▶ _Work to do_: Drop the images; return everything else in the listing below exactly.

▶ _Given data_:
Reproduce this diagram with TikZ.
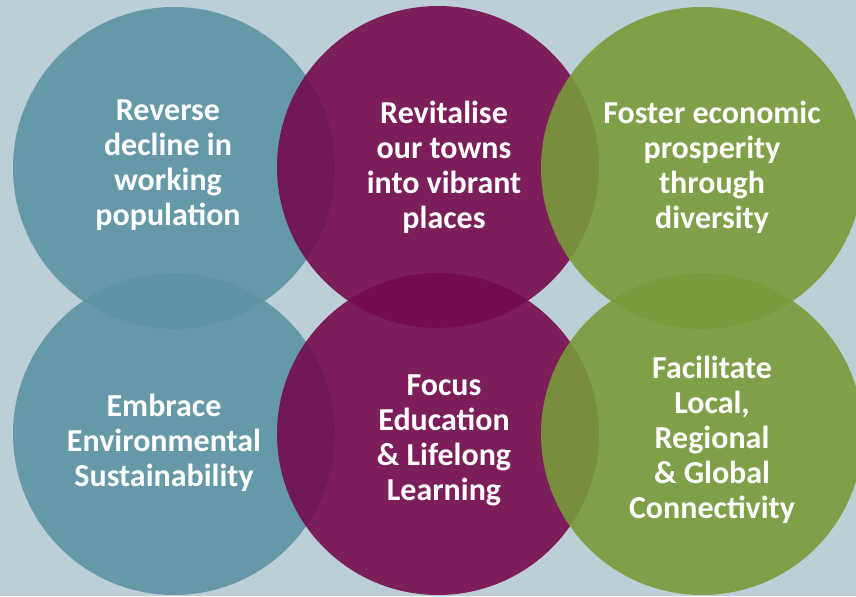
\documentclass[tikz,border=0pt]{standalone}
\usepackage{fontspec}
\setmainfont{Carlito}
\usepackage{tikz}
\definecolor{bgblue}{RGB}{188,207,215}
\definecolor{teal1}{RGB}{93,148,163}
\definecolor{plum1}{RGB}{116,11,76}
\definecolor{olive1}{RGB}{121,155,58}
\begin{document}
\begin{tikzpicture}[x=.3mm, y=-.3mm,
  lbl/.style={text=white, align=center, inner sep=0pt,
    font=\bfseries\fontsize{27.3}{29.9}\selectfont}]
\fill[bgblue](0,0)rectangle(856,596);
\useasboundingbox(0,0)rectangle(856,596);
\clip(0,0)rectangle(856,596);
% top row
\fill[teal1, fill opacity=.9](174,168)circle(161);
\fill[plum1, fill opacity=.9](438,167)circle(161);
\fill[olive1, fill opacity=.9](702,168)circle(161);
% bottom row
\fill[teal1, fill opacity=.9](174,434)circle(161);
\fill[plum1, fill opacity=.9](438,434)circle(161);
\fill[olive1, fill opacity=.9](702,434)circle(161);
\node[lbl] (reverse) at (168,165) {Reverse\\decline in\\working\\population};
\node[lbl] (revital) at (444,167) {Revitalise\\our towns\\into vibrant\\places};
\node[lbl] (foster) at (712,167) {Foster economic\\prosperity\\through\\diversity};
\node[lbl] (embrace) at (164,443) {Embrace\\Environmental\\Sustainability};
\node[lbl] (focus) at (444,440) {Focus\\Education\\\& Lifelong\\Learning};
\node[lbl] (facil) at (712,440) {Facilitate\\Local,\\Regional\\\& Global\\Connectivity};
\end{tikzpicture}
\end{document}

▶ _Written solution_:
Reproduce this diagram with TikZ.
\documentclass[tikz,border=0pt]{standalone}
\usepackage{fontspec}
\setmainfont{Carlito}
\usepackage{tikz}
\definecolor{bgblue}{RGB}{188,207,215}
\definecolor{teal1}{RGB}{93,148,163}
\definecolor{plum1}{RGB}{116,11,76}
\definecolor{olive1}{RGB}{121,155,58}
\begin{document}
\begin{tikzpicture}[x=.3mm, y=-.3mm,
  lbl/.style={text=white, align=center, inner sep=0pt,
    font=\bfseries\fontsize{27.3}{29.9}\selectfont}]
\fill[bgblue](0,0)rectangle(856,596);
\useasboundingbox(0,0)rectangle(856,596);
\clip(0,0)rectangle(856,596);
% top row
\fill[teal1, fill opacity=.9](174,168)circle(161);
\fill[plum1, fill opacity=.9](438,167)circle(161);
\fill[olive1, fill opacity=.9](702,168)circle(161);
% bottom row
\fill[teal1, fill opacity=.9](174,434)circle(161);
\fill[plum1, fill opacity=.9](438,434)circle(161);
\fill[olive1, fill opacity=.9](702,434)circle(161);
\node[lbl] (reverse) at (168,165) {Reverse\\decline in\\working\\population};
\node[lbl] (revital) at (444,167) {Revitalise\\our towns\\into vibrant\\places};
\node[lbl] (foster) at (712,167) {Foster economic\\prosperity\\through\\diversity};
\node[lbl] (embrace) at (164,443) {Embrace\\Environmental\\Sustainability};
\node[lbl] (focus) at (444,440) {Focus\\Education\\\& Lifelong\\Learning};
\node[lbl] (facil) at (712,440) {Facilitate\\Local,\\Regional\\\& Global\\Connectivity};
\end{tikzpicture}
\end{document}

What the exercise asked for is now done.